Еще один важный момент — это подрыв экономического потенциала Украины на длительную перспективу, что, в свою очередь, затруднит американцам всевозможные проекты по превращению послевоенной Украины в новый Израиль и накачку ее вооружениями. На данный момент украинская экономика в целом уничтожена. По итогам прошлого года ВВП упал на 30 процентов, в этом году ситуация стабилизировалась, но из той экономической активности, которая осталась на Украине, большая часть — это просто побочный продукт их военных усилий.
В Украину закачиваются огромные объемы помощи, помимо оружия и военной техники. Эти десятки миллиардов долларов обмениваются на гривны и используются для выплат денежного довольствия и всевозможных пособий, что поддерживает Украину на плаву и относительную стабильность валюты. Эти деньги тратятся в стране на те или иные товары и услуги, что создает видимость экономической активности, но реально это гальванизация трупа. Если эта помощь начнет сокращаться, то и активность будет падать.

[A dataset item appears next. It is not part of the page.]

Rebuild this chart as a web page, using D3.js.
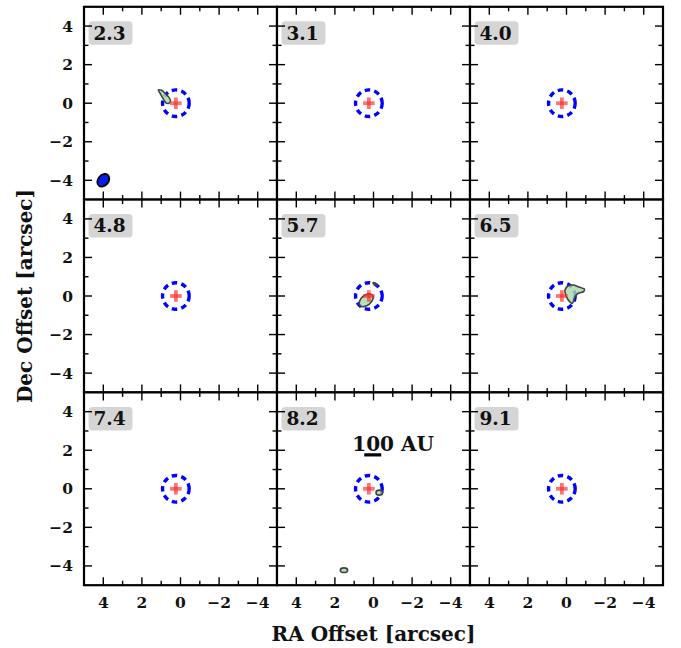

Какое-то производство на Украине осталось, но его немного. Есть резко ужавшееся сельское хозяйство, есть небольшие остатки металлургии и оборонки.
Чего нам ждать в будущем? Война на истощение уже началась?
Она идет фактически с самого начала. Стратегия войны на истощение была избрана после неудачного первого этапа спецоперации, когда не удалось сломить Украину и навязать ей выгодные условия мира на российских условиях. Меняются только модели ее ведения, первые месяцы ее пытались вести с минимальными издержками, сохраняя Россию в режиме мирного времени, когда не было не только мобилизации, но и за контрактниками сохранялось право на увольнение из армии, чем многие пользовались в начале 2022 года.
По результатам украинского наступления в Харьковской области стало ясно, что сохранять этот режим не получится, ну, вот и перестроили эту модель, провели частичную мобилизацию и изменили правовую базу, ускорили наращивание военного производства, выстроили оборону. Вот сейчас мы наблюдаем плоды этого.